§ **DATASET**:
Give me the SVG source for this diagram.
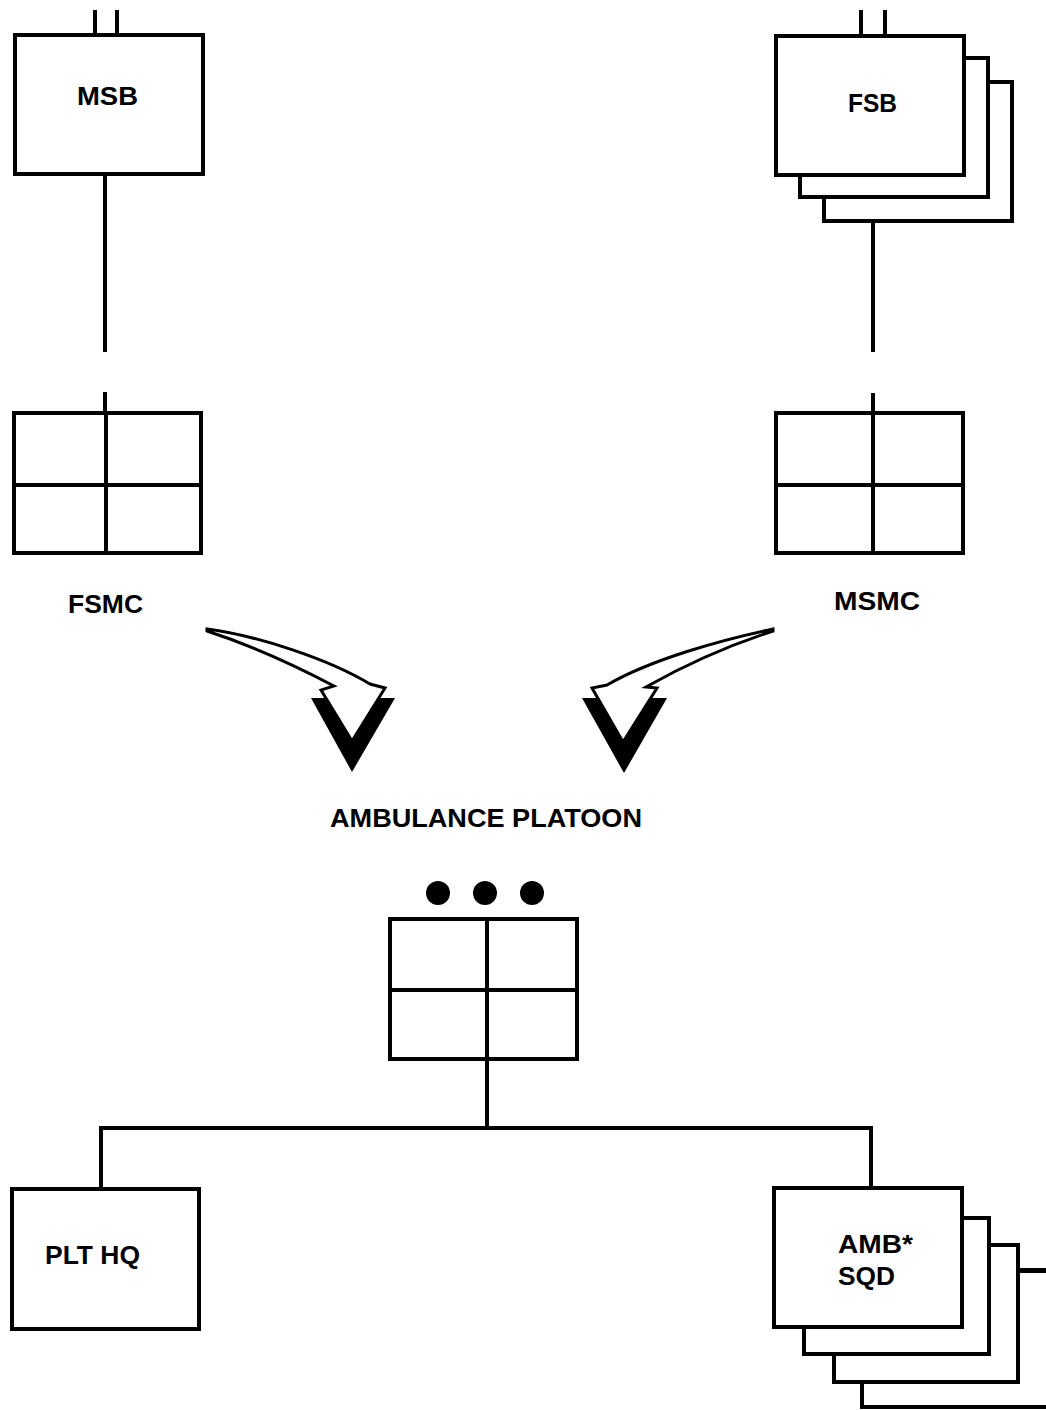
<svg xmlns="http://www.w3.org/2000/svg" width="1046" height="1410" viewBox="0 0 1046 1410">
<style>
.b{fill:#fff;stroke:#000;stroke-width:4}
.l{stroke:#000;stroke-width:4;fill:none}
.t{font-family:"Liberation Sans",Arial,sans-serif;font-weight:bold;font-size:25px;fill:#000}
</style>
<rect width="1046" height="1410" fill="#fff"/>
<g id="connectors">
<path class="l" d="M95,10V35M117,10V35M105,175V352"/>
<path class="l" d="M861,10V35M885,10V35M873,221V352"/>
<path class="l" d="M105,392V412M873,393V412"/>
<path class="l" d="M487,1060V1128M101,1128H871M101,1126V1188M871,1126V1188"/>
</g>
<g id="msb"><rect class="b" x="15" y="35" width="188" height="139"/><text class="t" x="77" y="105" textLength="61" lengthAdjust="spacingAndGlyphs">MSB</text></g>
<g id="fsb">
<rect class="b" x="824" y="82" width="188" height="139"/>
<rect class="b" x="800" y="58" width="188" height="139"/>
<rect class="b" x="776" y="36" width="188" height="139"/>
<text class="t" x="848" y="112" textLength="49" lengthAdjust="spacingAndGlyphs">FSB</text></g>
<g id="fsmc"><rect class="b" x="14" y="413" width="187" height="140"/><path class="l" d="M14,485H201M106,413V553"/><text class="t" x="68" y="613" textLength="75" lengthAdjust="spacingAndGlyphs">FSMC</text></g>
<g id="msmc"><rect class="b" x="776" y="413" width="187" height="140"/><path class="l" d="M776,485H963M873,413V553"/><text class="t" x="834" y="610" textLength="86" lengthAdjust="spacingAndGlyphs">MSMC</text></g>
<g id="arrow-left">
<path d="M311,698H395L352,772Z" fill="#000"/>
<path d="M207,629C260,636 330,660 370,684L385,688L352,741L321,690L334,686C300,668 250,645 207,631Z" fill="#fff" stroke="#000" stroke-width="3" stroke-linejoin="miter"/>
</g>
<g id="arrow-right">
<path d="M582,698H667L624,773Z" fill="#000"/>
<path d="M773,629C720,640 650,660 607,685L592,688L623,742L657,688L646,687C690,662 730,645 773,631Z" fill="#fff" stroke="#000" stroke-width="3" stroke-linejoin="miter"/>
</g>
<text class="t" x="330" y="827" textLength="312" lengthAdjust="spacingAndGlyphs">AMBULANCE PLATOON</text>
<g id="platoon">
<circle cx="438" cy="893" r="12"/><circle cx="485" cy="893" r="12"/><circle cx="532" cy="893" r="12"/>
<rect class="b" x="390" y="919" width="187" height="140"/><path class="l" d="M390,990H577M487,919V1059"/>
</g>
<g id="plthq"><rect class="b" x="12" y="1189" width="187" height="140"/><text class="t" x="45" y="1264" textLength="95" lengthAdjust="spacingAndGlyphs">PLT HQ</text></g>
<g id="ambsqd">
<rect class="b" x="862" y="1271" width="190" height="136"/>
<rect class="b" x="834" y="1245" width="184" height="137"/>
<rect class="b" x="804" y="1218" width="185" height="136"/>
<rect class="b" x="774" y="1188" width="188" height="139"/>
<path class="l" d="M1018,1270H1046"/>
<text class="t" x="838" y="1253" textLength="75" lengthAdjust="spacingAndGlyphs">AMB*</text>
<text class="t" x="838" y="1285" textLength="57" lengthAdjust="spacingAndGlyphs">SQD</text>
</g>
</svg>
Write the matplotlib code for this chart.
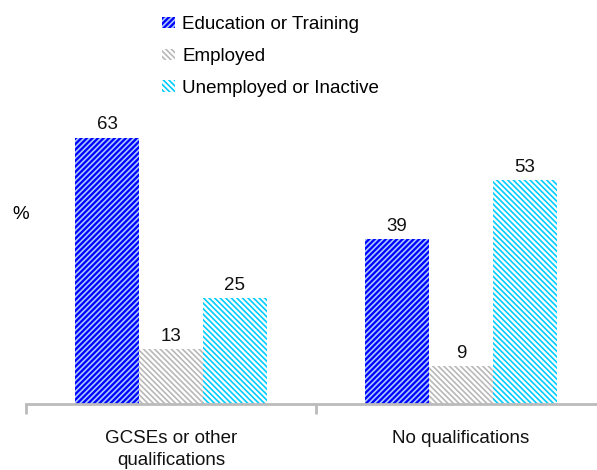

§ **EXERCISE REQUIREMENTS**: Repeat the data exactly, excluding the pictures.

§ **REPLY TO THE TASK**:
Give me the SVG source for this diagram.
<svg xmlns="http://www.w3.org/2000/svg" width="1046" height="1410" viewBox="0 0 1046 1410">
<style>
.b{fill:#fff;stroke:#000;stroke-width:4}
.l{stroke:#000;stroke-width:4;fill:none}
.t{font-family:"Liberation Sans",Arial,sans-serif;font-weight:bold;font-size:25px;fill:#000}
</style>
<rect width="1046" height="1410" fill="#fff"/>
<g id="connectors">
<path class="l" d="M95,10V35M117,10V35M105,175V352"/>
<path class="l" d="M861,10V35M885,10V35M873,221V352"/>
<path class="l" d="M105,392V412M873,393V412"/>
<path class="l" d="M487,1060V1128M101,1128H871M101,1126V1188M871,1126V1188"/>
</g>
<g id="msb"><rect class="b" x="15" y="35" width="188" height="139"/><text class="t" x="77" y="105" textLength="61" lengthAdjust="spacingAndGlyphs">MSB</text></g>
<g id="fsb">
<rect class="b" x="824" y="82" width="188" height="139"/>
<rect class="b" x="800" y="58" width="188" height="139"/>
<rect class="b" x="776" y="36" width="188" height="139"/>
<text class="t" x="848" y="112" textLength="49" lengthAdjust="spacingAndGlyphs">FSB</text></g>
<g id="fsmc"><rect class="b" x="14" y="413" width="187" height="140"/><path class="l" d="M14,485H201M106,413V553"/><text class="t" x="68" y="613" textLength="75" lengthAdjust="spacingAndGlyphs">FSMC</text></g>
<g id="msmc"><rect class="b" x="776" y="413" width="187" height="140"/><path class="l" d="M776,485H963M873,413V553"/><text class="t" x="834" y="610" textLength="86" lengthAdjust="spacingAndGlyphs">MSMC</text></g>
<g id="arrow-left">
<path d="M311,698H395L352,772Z" fill="#000"/>
<path d="M207,629C260,636 330,660 370,684L385,688L352,741L321,690L334,686C300,668 250,645 207,631Z" fill="#fff" stroke="#000" stroke-width="3" stroke-linejoin="miter"/>
</g>
<g id="arrow-right">
<path d="M582,698H667L624,773Z" fill="#000"/>
<path d="M773,629C720,640 650,660 607,685L592,688L623,742L657,688L646,687C690,662 730,645 773,631Z" fill="#fff" stroke="#000" stroke-width="3" stroke-linejoin="miter"/>
</g>
<text class="t" x="330" y="827" textLength="312" lengthAdjust="spacingAndGlyphs">AMBULANCE PLATOON</text>
<g id="platoon">
<circle cx="438" cy="893" r="12"/><circle cx="485" cy="893" r="12"/><circle cx="532" cy="893" r="12"/>
<rect class="b" x="390" y="919" width="187" height="140"/><path class="l" d="M390,990H577M487,919V1059"/>
</g>
<g id="plthq"><rect class="b" x="12" y="1189" width="187" height="140"/><text class="t" x="45" y="1264" textLength="95" lengthAdjust="spacingAndGlyphs">PLT HQ</text></g>
<g id="ambsqd">
<rect class="b" x="862" y="1271" width="190" height="136"/>
<rect class="b" x="834" y="1245" width="184" height="137"/>
<rect class="b" x="804" y="1218" width="185" height="136"/>
<rect class="b" x="774" y="1188" width="188" height="139"/>
<path class="l" d="M1018,1270H1046"/>
<text class="t" x="838" y="1253" textLength="75" lengthAdjust="spacingAndGlyphs">AMB*</text>
<text class="t" x="838" y="1285" textLength="57" lengthAdjust="spacingAndGlyphs">SQD</text>
</g>
</svg>
Write the matplotlib code for this chart.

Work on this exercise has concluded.